**Instruction:**
The answer is one number: how many lines hold the string "React".

**Information supplied:**
[Begin]
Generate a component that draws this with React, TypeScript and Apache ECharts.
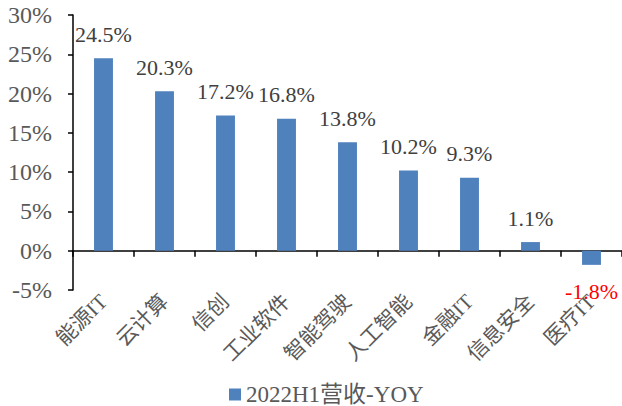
import React, { useEffect, useRef } from "react";
import * as echarts from "echarts";

const categories = ["能源IT", "云计算", "信创", "工业软件", "智能驾驶", "人工智能", "金融IT", "信息安全", "医疗IT"];
const yoyValues = [24.5, 20.3, 17.2, 16.8, 13.8, 10.2, 9.3, 1.1, -1.8];
const seriesName = "2022H1营收-YOY";

const SERIF = "'Liberation Serif', 'Times New Roman', 'Noto Sans CJK SC', serif";

export default function App() {
  const ref = useRef<HTMLDivElement>(null);
  useEffect(() => {
    if (!ref.current) return;
    const chart = echarts.init(ref.current, undefined, { renderer: "svg" });
    chart.setOption({
      animation: false,
      textStyle: { fontFamily: SERIF },
      grid: { left: 73, right: 0, top: 15, bottom: 116, containLabel: false },
      legend: {
        data: [seriesName],
        left: 224,
        top: 378,
        icon: "rect",
        itemWidth: 12,
        itemHeight: 12,
        itemGap: 5,
        textStyle: { fontFamily: SERIF, fontSize: 23, color: "#595959" },
      },
      xAxis: {
        type: "category",
        data: categories,
        axisLine: { onZero: true, lineStyle: { color: "#000", width: 1.5 } },
        axisTick: { show: true, length: 6, lineStyle: { color: "#000", width: 1.5 } },
        axisLabel: {
          rotate: 45,
          interval: 0,
          margin: 8,
          fontSize: 21,
          color: "#595959",
          fontFamily: SERIF,
        },
      },
      yAxis: {
        type: "value",
        min: -5,
        max: 30,
        interval: 5,
        splitLine: { show: false },
        axisLine: { show: true, lineStyle: { color: "#000", width: 1.5 } },
        axisTick: { show: true, length: 5, lineStyle: { color: "#000", width: 1.5 } },
        axisLabel: {
          formatter: "{value}%",
          fontSize: 24,
          color: "#595959",
          margin: 21,
          fontFamily: SERIF,
        },
      },
      series: [
        {
          name: seriesName,
          type: "bar",
          barWidth: "31%",
          itemStyle: { color: "#4F81BD" },
          data: yoyValues.map((v) =>
            v < 0
              ? {
                  value: v,
                  label: {
                    show: true,
                    position: "bottom",
                    distance: 16,
                    color: "#FF0000",
                    fontSize: 22,
                    fontFamily: SERIF,
                    formatter: (p: any) => p.value.toFixed(1) + "%",
                  },
                }
              : v
          ),
          label: {
            show: true,
            position: "top",
            distance: 13,
            fontSize: 22,
            color: "#404040",
            fontFamily: SERIF,
            formatter: (p: any) => Number(p.value).toFixed(1) + "%",
          },
        },
      ],
    });
    return () => chart.dispose();
  }, []);
  return (
    <div
      ref={ref}
      style={{ position: "absolute", left: 0, top: 0, width: 622, height: 406 }}
    />
  );
}
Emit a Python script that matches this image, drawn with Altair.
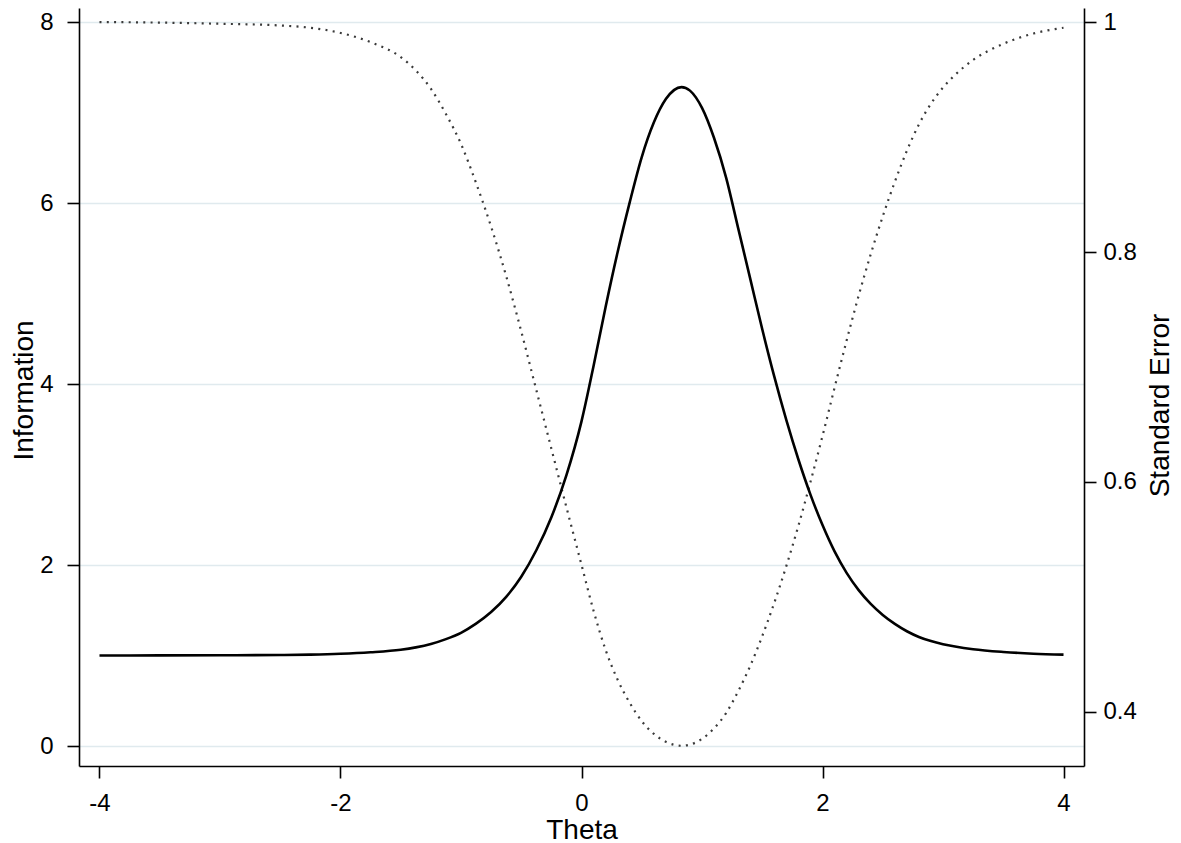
import altair as alt
import pandas as pd

# Values
theta = [-4.0, -3.5, -3.0, -2.5, -2.25, -2.0, -1.75, -1.5, -1.375, -1.25,
         -1.125, -1.0, -0.875, -0.75, -0.625, -0.5, -0.375, -0.25, -0.125, 0.0,
         0.1, 0.2, 0.3, 0.4, 0.5, 0.6, 0.7, 0.83, 0.9, 1.0,
         1.1, 1.2, 1.3, 1.4, 1.5, 1.6, 1.7, 1.8, 1.9, 2.0,
         2.1, 2.2, 2.3, 2.4, 2.5, 2.6, 2.7, 2.8, 2.9, 3.0,
         3.1, 3.25, 3.5, 3.75, 4.0]
information = [1.000, 1.001, 1.003, 1.006, 1.010, 1.019, 1.036, 1.064, 1.090, 1.127,
               1.181, 1.251, 1.352, 1.480, 1.648, 1.871, 2.163, 2.528, 2.993, 3.587,
               4.199, 4.852, 5.459, 6.007, 6.508, 6.889, 7.149, 7.281, 7.242, 7.051,
               6.718, 6.281, 5.723, 5.165, 4.605, 4.081, 3.601, 3.166, 2.778, 2.441,
               2.150, 1.913, 1.722, 1.570, 1.448, 1.349, 1.268, 1.205, 1.159, 1.125,
               1.099, 1.069, 1.039, 1.020, 1.010]
std_error = [1.000, 0.9995, 0.9985, 0.997, 0.995, 0.9905, 0.9825, 0.9695, 0.958, 0.942,
             0.920, 0.894, 0.860, 0.822, 0.779, 0.731, 0.680, 0.629, 0.578, 0.528,
             0.488, 0.454, 0.428, 0.408, 0.392, 0.381, 0.374, 0.3706, 0.3716, 0.3766,
             0.3858, 0.399, 0.418, 0.440, 0.466, 0.495, 0.527, 0.562, 0.600, 0.640,
             0.682, 0.723, 0.762, 0.798, 0.831, 0.861, 0.888, 0.911, 0.929, 0.943,
             0.954, 0.967, 0.981, 0.990, 0.995]

x_ticks = [-4, -2, 0, 2, 4]
info_ticks = [0, 2, 4, 6, 8]
se_ticks = [0.4, 0.6, 0.8, 1.0]

df = pd.DataFrame({"Theta": theta, "Information": information, "SE": std_error})

FONT = "Liberation Sans, Arial, Helvetica, sans-serif"

x_enc = alt.X(
    "Theta:Q",
    scale=alt.Scale(domain=[-4.17, 4.17], nice=False, zero=False),
    axis=alt.Axis(values=x_ticks, title="Theta", grid=False,
                  labelExpr="'' + datum.value",
                  labelPadding=13, titleY=72, titleBaseline="alphabetic"),
)

se_line = alt.Chart(df).mark_line(
    color="#3a3a3a", strokeWidth=2.2, strokeDash=[2, 5.3], interpolate="monotone"
).encode(
    x=x_enc,
    y=alt.Y("SE:Q",
            scale=alt.Scale(domain=[0.353, 1.0122], nice=False, zero=False),
            axis=alt.Axis(orient="right", values=se_ticks, format="~g", grid=False,
                          title="Standard Error", titleAngle=270, titleX=84, titleY=397,
                          titleBaseline="alphabetic", labelPadding=7)),
)

info_line = alt.Chart(df).mark_line(
    color="black", strokeWidth=2.6, interpolate="monotone"
).encode(
    x=x_enc,
    y=alt.Y("Information:Q",
            scale=alt.Scale(domain=[-0.221, 8.155], nice=False, zero=False),
            axis=alt.Axis(orient="left", values=info_ticks, grid=True,
                          gridColor="#e0eaee", gridWidth=1.6,
                          title="Information", titleAngle=270, titleX=-47, titleY=382,
                          titleBaseline="alphabetic", labelPadding=14)),
)

chart = (
    alt.layer(se_line, info_line)
    .resolve_scale(y="independent")
    .properties(
        width=1005, height=758,
        autosize=alt.AutoSizeParams(type="none"),
        padding={"left": 71, "top": 0, "right": 89, "bottom": 77},
        background="white",
    )
    .configure_view(stroke=None)
    .configure_axis(
        labelFont=FONT, titleFont=FONT, labelFontSize=24, titleFontSize=28,
        titleFontWeight="normal", labelColor="black", titleColor="black",
        domainColor="black", domainWidth=1.6, tickColor="black", tickWidth=1.6,
        tickSize=12,
    )
)

chart.save("out.html", embed_options={"renderer": "svg", "actions": False})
[End]
**Solution to the problem:**
2